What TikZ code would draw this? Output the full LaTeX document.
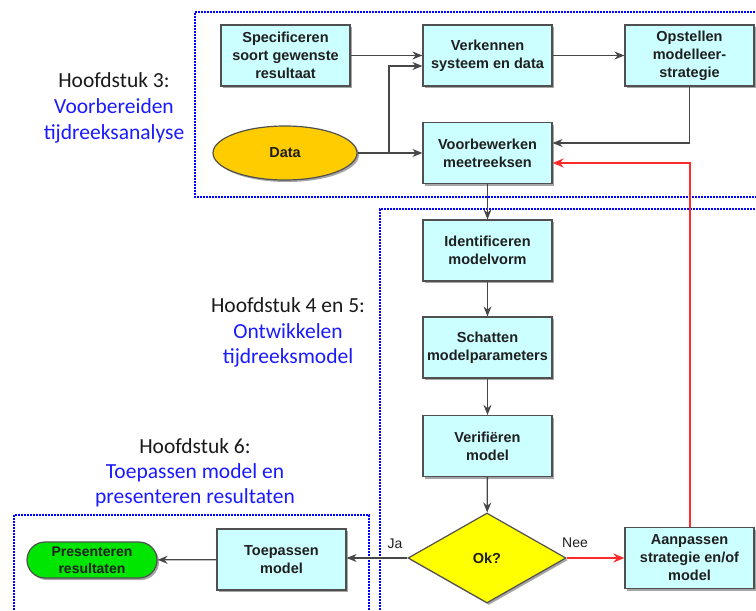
\documentclass[tikz,border=0pt]{standalone}
\usepackage{fontspec}
\setmainfont{Liberation Sans}
\newfontfamily\calibri{Carlito}
\usetikzlibrary{shapes.geometric,shadows,arrows.meta,positioning}
\definecolor{boxfill}{HTML}{CCFFFF}
\definecolor{datafill}{HTML}{FFCC00}
\definecolor{okfill}{HTML}{FFFF00}
\definecolor{presfill}{HTML}{00E600}
\definecolor{edge}{HTML}{505050}
\definecolor{lblue}{HTML}{1A1AFF}
\definecolor{lred}{HTML}{FF2A2A}
\tikzset{
  shad/.style={drop shadow={shadow xshift=2pt,shadow yshift=-2pt,opacity=0.35,fill=black}},
  boxfont/.style={font=\fontsize{14.5}{18}\selectfont\bfseries,text=black!88},
  procbox/.style={rectangle,draw=edge,line width=1.2pt,fill=boxfill,shad,
    minimum width=129pt,minimum height=61pt,inner sep=2pt,align=center,boxfont},
  conn/.style={draw=black!72,line width=1.3pt,-{Stealth[length=10pt,width=8pt]}},
  redconn/.style={draw=lred,line width=2pt,-{Stealth[length=11pt,width=9pt]}},
  chapblk/.style={anchor=base,font=\calibri\fontsize{21.5}{26}\selectfont,text=black!90},
  chapblu/.style={anchor=base,font=\calibri\fontsize{21.5}{26}\selectfont,text=lblue},
  dotbox/.style={draw=blue,line width=1.6pt,dash pattern=on 1.6pt off 1.4pt},
  yn/.style={font=\fontsize{14}{16}\selectfont,text=black!88}
}
\begin{document}
\begin{tikzpicture}[x=1pt,y=-1pt]
\useasboundingbox (0,0) rectangle (756,611);
% dotted group frames
\draw[dotbox] (770,12) -- (195,12) -- (195,197) -- (770,197);
\draw[dotbox] (770,209) -- (380,209) -- (380,625);
\draw[dotbox] (14,625) -- (14,515) -- (369,515) -- (369,625);

% chapter labels
\node[chapblk] (h3a) at (114,87) {Hoofdstuk 3:};
\node[chapblu] (h3b) at (114,113) {Voorbereiden};
\node[chapblu] (h3c) at (114,139) {tijdreeksanalyse};
\node[chapblk] (h4a) at (288,312) {Hoofdstuk 4 en 5:};
\node[chapblu] (h4b) at (288,338) {Ontwikkelen};
\node[chapblu] (h4c) at (288,363) {tijdreeksmodel};
\node[chapblk] (h6a) at (195,453) {Hoofdstuk 6:};
\node[chapblu] (h6b) at (195,478) {Toepassen model en};
\node[chapblu] (h6c) at (195,503) {presenteren resultaten};

% nodes
\node[procbox] (spec) at (285.5,55.5) {Specificeren\\soort gewenste\\resultaat};
\node[procbox] (verk) at (487.5,55.5) {Verkennen\\systeem en data};
\node[procbox] (opst) at (689.5,55.5) {Opstellen\\modelleer-\\strategie};
\node[ellipse,draw=edge,line width=1.2pt,fill=datafill,shad,minimum width=144pt,minimum height=54pt,inner sep=0pt,
  boxfont] (data) at (285,153) {Data};
\node[procbox] (voor) at (487.5,153) {Voorbewerken\\meetreeksen};
\node[procbox] (ident) at (487.5,250.5) {Identificeren\\modelvorm};
\node[procbox] (schat) at (487.5,347.5) {Schatten\\modelparameters};
\node[procbox] (verif) at (487.5,446) {Verifiëren\\model};
\node[diamond,draw=edge,line width=1.2pt,fill=okfill,shad,minimum width=158pt,minimum height=90pt,inner sep=0pt,
  boxfont] (ok) at (487,558) {Ok?};
\node[procbox] (aan) at (689.5,558) {Aanpassen\\strategie en/of\\model};
\node[procbox] (toep) at (281.5,559.5) {Toepassen\\model};
\node[rectangle,rounded corners=18pt,draw=edge,line width=1.2pt,fill=presfill,shad,minimum width=130pt,minimum height=36pt,
  inner sep=1pt,align=center,font=\fontsize{14}{16.5}\selectfont\bfseries,text=black!88] (pres) at (92,560) {Presenteren\\resultaten};

% connectors
\coordinate (br) at (389,153);
\coordinate (dv) at ([yshift=-10.5pt]verk.west);
\coordinate (vo) at ([yshift=10pt]voor.east);
\coordinate (vr) at ([yshift=-10pt]voor.east);
\draw[conn] (spec) -- (verk);
\draw[conn] (data) -- (voor);
\draw[conn] (br) |- (dv);
\draw[conn] (verk) -- (opst);
\draw[conn] (opst.south) |- (vo);
\draw[redconn] (aan.north) |- (vr);
\draw[conn] (voor) -- (ident);
\draw[conn] (ident) -- (schat);
\draw[conn] (schat) -- (verif);
\draw[conn] (verif) -- (ok);
\draw[redconn] (ok) -- (aan);
\draw[conn] (ok) -- (toep.east |- ok.west);
\draw[conn] (toep) -- (pres);
\node[yn] (ja) at (395,544) {Ja};
\node[yn] (nee) at (575,543) {Nee};
\end{tikzpicture}
\end{document}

- - -

Directions for this task
Working from the lines above, reproduce the material exactly and exclude its pictures.

Answer to the problem
What TikZ code would draw this? Output the full LaTeX document.
\documentclass[tikz,border=0pt]{standalone}
\usepackage{fontspec}
\setmainfont{Liberation Sans}
\newfontfamily\calibri{Carlito}
\usetikzlibrary{shapes.geometric,shadows,arrows.meta,positioning}
\definecolor{boxfill}{HTML}{CCFFFF}
\definecolor{datafill}{HTML}{FFCC00}
\definecolor{okfill}{HTML}{FFFF00}
\definecolor{presfill}{HTML}{00E600}
\definecolor{edge}{HTML}{505050}
\definecolor{lblue}{HTML}{1A1AFF}
\definecolor{lred}{HTML}{FF2A2A}
\tikzset{
  shad/.style={drop shadow={shadow xshift=2pt,shadow yshift=-2pt,opacity=0.35,fill=black}},
  boxfont/.style={font=\fontsize{14.5}{18}\selectfont\bfseries,text=black!88},
  procbox/.style={rectangle,draw=edge,line width=1.2pt,fill=boxfill,shad,
    minimum width=129pt,minimum height=61pt,inner sep=2pt,align=center,boxfont},
  conn/.style={draw=black!72,line width=1.3pt,-{Stealth[length=10pt,width=8pt]}},
  redconn/.style={draw=lred,line width=2pt,-{Stealth[length=11pt,width=9pt]}},
  chapblk/.style={anchor=base,font=\calibri\fontsize{21.5}{26}\selectfont,text=black!90},
  chapblu/.style={anchor=base,font=\calibri\fontsize{21.5}{26}\selectfont,text=lblue},
  dotbox/.style={draw=blue,line width=1.6pt,dash pattern=on 1.6pt off 1.4pt},
  yn/.style={font=\fontsize{14}{16}\selectfont,text=black!88}
}
\begin{document}
\begin{tikzpicture}[x=1pt,y=-1pt]
\useasboundingbox (0,0) rectangle (756,611);
% dotted group frames
\draw[dotbox] (770,12) -- (195,12) -- (195,197) -- (770,197);
\draw[dotbox] (770,209) -- (380,209) -- (380,625);
\draw[dotbox] (14,625) -- (14,515) -- (369,515) -- (369,625);

% chapter labels
\node[chapblk] (h3a) at (114,87) {Hoofdstuk 3:};
\node[chapblu] (h3b) at (114,113) {Voorbereiden};
\node[chapblu] (h3c) at (114,139) {tijdreeksanalyse};
\node[chapblk] (h4a) at (288,312) {Hoofdstuk 4 en 5:};
\node[chapblu] (h4b) at (288,338) {Ontwikkelen};
\node[chapblu] (h4c) at (288,363) {tijdreeksmodel};
\node[chapblk] (h6a) at (195,453) {Hoofdstuk 6:};
\node[chapblu] (h6b) at (195,478) {Toepassen model en};
\node[chapblu] (h6c) at (195,503) {presenteren resultaten};

% nodes
\node[procbox] (spec) at (285.5,55.5) {Specificeren\\soort gewenste\\resultaat};
\node[procbox] (verk) at (487.5,55.5) {Verkennen\\systeem en data};
\node[procbox] (opst) at (689.5,55.5) {Opstellen\\modelleer-\\strategie};
\node[ellipse,draw=edge,line width=1.2pt,fill=datafill,shad,minimum width=144pt,minimum height=54pt,inner sep=0pt,
  boxfont] (data) at (285,153) {Data};
\node[procbox] (voor) at (487.5,153) {Voorbewerken\\meetreeksen};
\node[procbox] (ident) at (487.5,250.5) {Identificeren\\modelvorm};
\node[procbox] (schat) at (487.5,347.5) {Schatten\\modelparameters};
\node[procbox] (verif) at (487.5,446) {Verifiëren\\model};
\node[diamond,draw=edge,line width=1.2pt,fill=okfill,shad,minimum width=158pt,minimum height=90pt,inner sep=0pt,
  boxfont] (ok) at (487,558) {Ok?};
\node[procbox] (aan) at (689.5,558) {Aanpassen\\strategie en/of\\model};
\node[procbox] (toep) at (281.5,559.5) {Toepassen\\model};
\node[rectangle,rounded corners=18pt,draw=edge,line width=1.2pt,fill=presfill,shad,minimum width=130pt,minimum height=36pt,
  inner sep=1pt,align=center,font=\fontsize{14}{16.5}\selectfont\bfseries,text=black!88] (pres) at (92,560) {Presenteren\\resultaten};

% connectors
\coordinate (br) at (389,153);
\coordinate (dv) at ([yshift=-10.5pt]verk.west);
\coordinate (vo) at ([yshift=10pt]voor.east);
\coordinate (vr) at ([yshift=-10pt]voor.east);
\draw[conn] (spec) -- (verk);
\draw[conn] (data) -- (voor);
\draw[conn] (br) |- (dv);
\draw[conn] (verk) -- (opst);
\draw[conn] (opst.south) |- (vo);
\draw[redconn] (aan.north) |- (vr);
\draw[conn] (voor) -- (ident);
\draw[conn] (ident) -- (schat);
\draw[conn] (schat) -- (verif);
\draw[conn] (verif) -- (ok);
\draw[redconn] (ok) -- (aan);
\draw[conn] (ok) -- (toep.east |- ok.west);
\draw[conn] (toep) -- (pres);
\node[yn] (ja) at (395,544) {Ja};
\node[yn] (nee) at (575,543) {Nee};
\end{tikzpicture}
\end{document}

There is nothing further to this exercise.